* Instructions to follow
Copy exactly the lines from the beginning of the data down to and including the line holding "const yGrid = [0.2, 0.4, 0.6, 0.8, 1.0, 1.2];", without any pictures.

* Material
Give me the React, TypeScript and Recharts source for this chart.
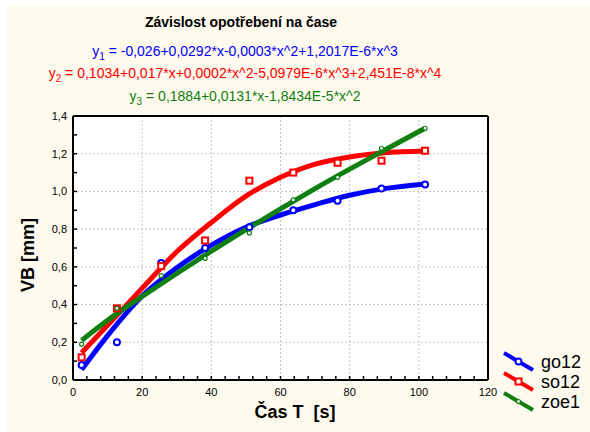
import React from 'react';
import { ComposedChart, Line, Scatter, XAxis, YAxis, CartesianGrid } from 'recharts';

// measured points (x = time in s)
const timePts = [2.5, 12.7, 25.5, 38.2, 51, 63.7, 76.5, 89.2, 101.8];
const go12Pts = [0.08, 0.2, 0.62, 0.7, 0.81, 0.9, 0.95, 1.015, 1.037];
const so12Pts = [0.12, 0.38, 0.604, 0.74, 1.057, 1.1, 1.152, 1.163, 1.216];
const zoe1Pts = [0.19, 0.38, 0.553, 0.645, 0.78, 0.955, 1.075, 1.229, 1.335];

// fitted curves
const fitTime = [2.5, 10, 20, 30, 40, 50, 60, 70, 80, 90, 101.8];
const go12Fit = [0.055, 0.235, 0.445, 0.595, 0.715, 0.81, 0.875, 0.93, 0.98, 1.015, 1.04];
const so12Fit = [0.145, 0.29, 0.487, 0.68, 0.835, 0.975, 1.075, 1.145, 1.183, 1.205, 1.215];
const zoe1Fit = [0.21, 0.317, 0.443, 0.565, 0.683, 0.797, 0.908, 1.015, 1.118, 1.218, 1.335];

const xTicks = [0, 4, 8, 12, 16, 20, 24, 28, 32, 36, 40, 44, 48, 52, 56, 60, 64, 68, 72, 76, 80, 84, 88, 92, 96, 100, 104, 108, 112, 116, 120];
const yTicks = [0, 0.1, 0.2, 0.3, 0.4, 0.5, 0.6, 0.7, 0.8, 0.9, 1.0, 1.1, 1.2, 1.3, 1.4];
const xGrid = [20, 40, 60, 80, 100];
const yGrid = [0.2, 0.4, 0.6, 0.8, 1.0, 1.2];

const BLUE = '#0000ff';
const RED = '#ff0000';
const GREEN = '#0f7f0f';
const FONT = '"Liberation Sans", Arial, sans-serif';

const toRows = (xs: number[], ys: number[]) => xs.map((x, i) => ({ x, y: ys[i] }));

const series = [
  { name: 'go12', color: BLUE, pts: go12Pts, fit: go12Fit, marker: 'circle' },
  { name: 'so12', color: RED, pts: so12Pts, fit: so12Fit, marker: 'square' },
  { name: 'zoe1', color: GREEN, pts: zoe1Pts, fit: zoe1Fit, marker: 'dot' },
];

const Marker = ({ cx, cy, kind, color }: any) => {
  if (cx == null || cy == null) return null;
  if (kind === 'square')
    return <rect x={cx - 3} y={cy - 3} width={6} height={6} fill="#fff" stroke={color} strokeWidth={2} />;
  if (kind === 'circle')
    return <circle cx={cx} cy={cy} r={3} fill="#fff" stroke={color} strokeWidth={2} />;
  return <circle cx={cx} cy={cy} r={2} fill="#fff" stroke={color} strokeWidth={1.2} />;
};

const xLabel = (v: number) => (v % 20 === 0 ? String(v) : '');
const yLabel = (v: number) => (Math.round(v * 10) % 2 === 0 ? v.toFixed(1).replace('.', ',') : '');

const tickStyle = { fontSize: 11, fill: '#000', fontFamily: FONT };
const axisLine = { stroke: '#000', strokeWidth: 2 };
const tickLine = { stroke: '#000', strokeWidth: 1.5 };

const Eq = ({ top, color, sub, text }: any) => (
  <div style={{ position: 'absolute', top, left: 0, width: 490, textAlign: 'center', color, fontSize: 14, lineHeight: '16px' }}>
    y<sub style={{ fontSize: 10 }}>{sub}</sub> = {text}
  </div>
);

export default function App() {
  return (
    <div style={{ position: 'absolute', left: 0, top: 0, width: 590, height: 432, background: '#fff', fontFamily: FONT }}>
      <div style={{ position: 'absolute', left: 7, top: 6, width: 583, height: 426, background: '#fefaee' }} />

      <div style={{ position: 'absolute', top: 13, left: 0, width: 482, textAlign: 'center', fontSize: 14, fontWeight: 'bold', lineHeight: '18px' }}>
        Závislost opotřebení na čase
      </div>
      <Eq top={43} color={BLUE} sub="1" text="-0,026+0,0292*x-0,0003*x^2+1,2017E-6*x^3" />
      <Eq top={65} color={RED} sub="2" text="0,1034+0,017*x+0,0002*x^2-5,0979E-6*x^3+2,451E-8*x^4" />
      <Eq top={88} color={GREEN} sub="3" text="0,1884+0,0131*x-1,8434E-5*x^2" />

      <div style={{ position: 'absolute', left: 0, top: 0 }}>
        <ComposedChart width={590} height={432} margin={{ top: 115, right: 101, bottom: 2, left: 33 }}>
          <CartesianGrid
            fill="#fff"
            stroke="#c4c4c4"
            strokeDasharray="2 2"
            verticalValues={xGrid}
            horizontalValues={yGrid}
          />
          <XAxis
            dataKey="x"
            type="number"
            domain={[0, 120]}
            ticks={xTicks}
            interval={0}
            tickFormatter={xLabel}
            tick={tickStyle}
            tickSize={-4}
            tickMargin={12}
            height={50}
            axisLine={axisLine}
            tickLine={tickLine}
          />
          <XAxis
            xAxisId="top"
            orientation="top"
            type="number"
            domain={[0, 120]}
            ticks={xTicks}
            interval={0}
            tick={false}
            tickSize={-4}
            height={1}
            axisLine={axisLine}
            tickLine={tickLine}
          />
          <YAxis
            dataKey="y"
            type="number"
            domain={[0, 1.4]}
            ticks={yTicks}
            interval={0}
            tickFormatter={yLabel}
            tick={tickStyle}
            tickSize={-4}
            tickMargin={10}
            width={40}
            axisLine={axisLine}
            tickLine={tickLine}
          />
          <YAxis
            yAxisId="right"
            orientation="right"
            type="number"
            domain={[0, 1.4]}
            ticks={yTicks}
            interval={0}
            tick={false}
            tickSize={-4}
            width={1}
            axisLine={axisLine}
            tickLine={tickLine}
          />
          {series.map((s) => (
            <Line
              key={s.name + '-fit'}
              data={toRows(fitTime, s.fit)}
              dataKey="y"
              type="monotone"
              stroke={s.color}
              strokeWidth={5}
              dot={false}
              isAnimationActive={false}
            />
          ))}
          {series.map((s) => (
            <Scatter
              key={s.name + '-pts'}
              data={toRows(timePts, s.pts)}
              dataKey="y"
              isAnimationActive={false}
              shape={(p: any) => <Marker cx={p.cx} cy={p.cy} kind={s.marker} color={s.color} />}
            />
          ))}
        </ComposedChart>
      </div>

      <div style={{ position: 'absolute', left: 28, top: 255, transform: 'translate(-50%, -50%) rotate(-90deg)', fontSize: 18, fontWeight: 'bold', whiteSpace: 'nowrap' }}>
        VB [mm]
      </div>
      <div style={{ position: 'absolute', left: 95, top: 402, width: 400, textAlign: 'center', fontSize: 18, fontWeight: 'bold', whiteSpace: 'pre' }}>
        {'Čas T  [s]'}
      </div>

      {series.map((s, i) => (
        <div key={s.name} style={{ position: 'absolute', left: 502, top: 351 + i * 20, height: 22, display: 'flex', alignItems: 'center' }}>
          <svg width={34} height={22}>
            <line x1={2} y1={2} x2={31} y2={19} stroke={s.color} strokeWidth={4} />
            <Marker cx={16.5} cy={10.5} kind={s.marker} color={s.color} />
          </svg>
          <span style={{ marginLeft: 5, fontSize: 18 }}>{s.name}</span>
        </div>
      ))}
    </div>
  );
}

* Exercise result
Give me the React, TypeScript and Recharts source for this chart.
import React from 'react';
import { ComposedChart, Line, Scatter, XAxis, YAxis, CartesianGrid } from 'recharts';

// measured points (x = time in s)
const timePts = [2.5, 12.7, 25.5, 38.2, 51, 63.7, 76.5, 89.2, 101.8];
const go12Pts = [0.08, 0.2, 0.62, 0.7, 0.81, 0.9, 0.95, 1.015, 1.037];
const so12Pts = [0.12, 0.38, 0.604, 0.74, 1.057, 1.1, 1.152, 1.163, 1.216];
const zoe1Pts = [0.19, 0.38, 0.553, 0.645, 0.78, 0.955, 1.075, 1.229, 1.335];

// fitted curves
const fitTime = [2.5, 10, 20, 30, 40, 50, 60, 70, 80, 90, 101.8];
const go12Fit = [0.055, 0.235, 0.445, 0.595, 0.715, 0.81, 0.875, 0.93, 0.98, 1.015, 1.04];
const so12Fit = [0.145, 0.29, 0.487, 0.68, 0.835, 0.975, 1.075, 1.145, 1.183, 1.205, 1.215];
const zoe1Fit = [0.21, 0.317, 0.443, 0.565, 0.683, 0.797, 0.908, 1.015, 1.118, 1.218, 1.335];

const xTicks = [0, 4, 8, 12, 16, 20, 24, 28, 32, 36, 40, 44, 48, 52, 56, 60, 64, 68, 72, 76, 80, 84, 88, 92, 96, 100, 104, 108, 112, 116, 120];
const yTicks = [0, 0.1, 0.2, 0.3, 0.4, 0.5, 0.6, 0.7, 0.8, 0.9, 1.0, 1.1, 1.2, 1.3, 1.4];
const xGrid = [20, 40, 60, 80, 100];
const yGrid = [0.2, 0.4, 0.6, 0.8, 1.0, 1.2];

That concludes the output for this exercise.